06 August 2007


i'm a big believer in the yagni practice, preferring to avoid work that i don't have to do now (laziness) and to avoid refactoring baggage that arises from implementing early. what i don't appreciate is the playing of the yagni card in order to stop discussion. i've been hearing it lately applied to ideas rather than actual coding. am i the only one that sees a slippery slope here? is it kosher to drop the Y-bomb if you simply don't agree with the ideas presented?

i tend to think that stopping discussion so abruptly (or even trying to) will stifle participation in the future, canceling any benefit of supposedly increased communication on an XP team.


  1. I imagine that for some people, YAGNI merely reduces down to "saving time" in their mind.
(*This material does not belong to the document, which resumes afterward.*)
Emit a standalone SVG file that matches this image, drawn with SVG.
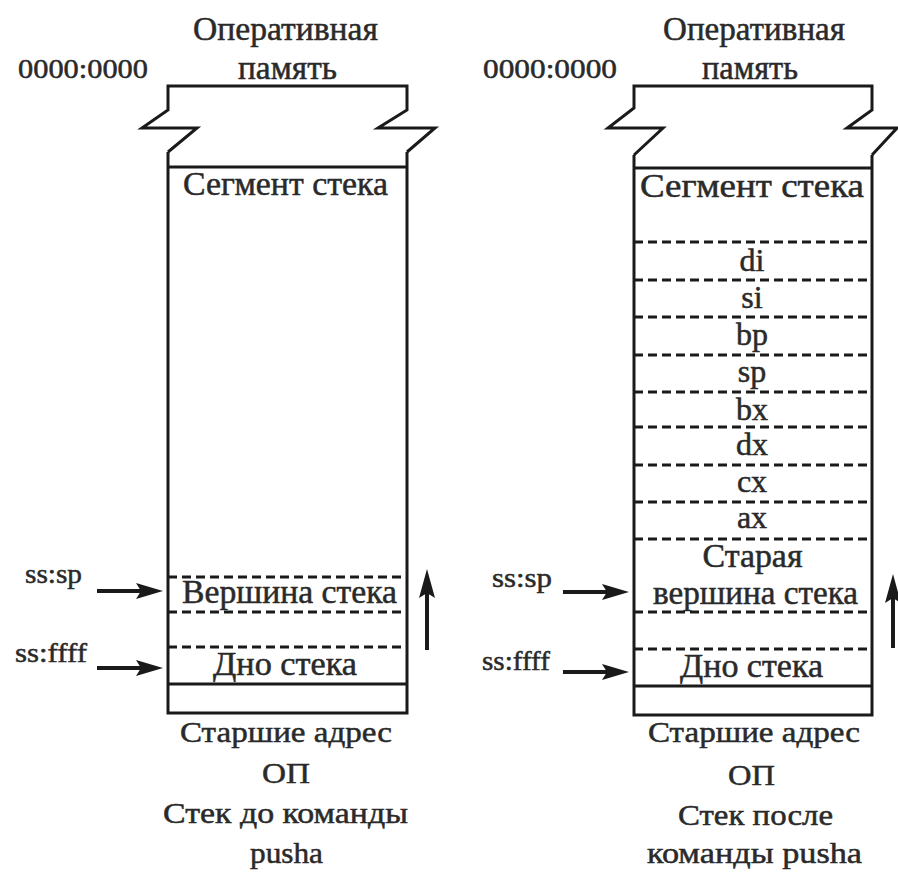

So if you're having a discussion about something, and they feel that they're wasting time on the discussion itself, then they'll play the YAGNI card. Improperly, of course. But in their mental shorthand, it'll make perfect sense to them.

    Also bear in mind that coders are not known for their exceptional social skills, and pointless conversations (from their point of view) are the ultimate waste of time and effort.
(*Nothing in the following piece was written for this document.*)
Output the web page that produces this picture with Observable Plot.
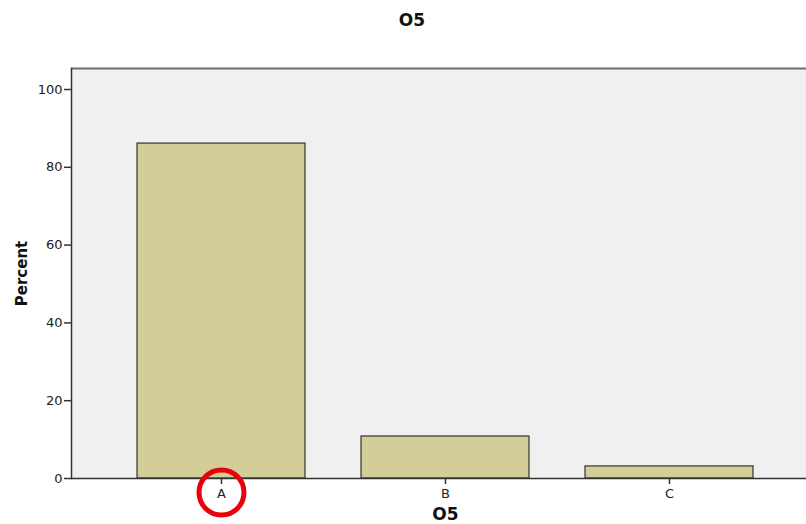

    Just explaining the pheomenon, not making excuses for it.

  2. I agree that YAGNI was been widely abused. I've seen it abused as early as 2002, and there have been many messages on the extremeprogramming Yahoo group about it, too.

    The original context was to try to prevent someone from spending serious time (on the order of days or weeks) extracting a framework that was not asked for by the customer, and which would likely turn out to be a completely unnecessary complication, when instead, thanks to unit tests and refactoring, it would actually cost no more time to factor it out later, when the need for it became clear.

    Since then, there's been a lot of semantic diffusion about the term. I think it's too much fun to say. "YAGNI!" BAM! Direction changes. I second Scavinger's comments.

    I also think YAGNI is mostly for Agile beginners, although even experts may sometimes need a gentle reminder. More specifically, if you really are confident that unit tests and refactoring are *not* going to save you from a tragic descent into chaotic spaghetti hell, then it makes perfect sense to back off and do some extra careful design and preparation and maybe even create a fancy framework up front. And that's why I think YAGNI is mostly for beginners: because with experience with unit tests and refactoring, it's hard to lack that confidence. The software development field, such as it is, trains you to lack that confidence (and to lack those unit tests, too). You are trained to program in fear. If it ain't broke, don't fix it. Even if you logically know you are programming with a safety net, you can still feel the fear.

    I think we can do one of two things, not necessarily mutually exclusive: We can try to preserve the word "YAGNI", and create a new idiom to call out "YAGNI violations". Or we can ban the term altogether, and favor softer, more understandable phrases, depending on context, such as:

    * "Justify what you're doing."
    * "Let's ask the customer."
    * "Let's not program in fear."
    * "We have unit tests, you know!"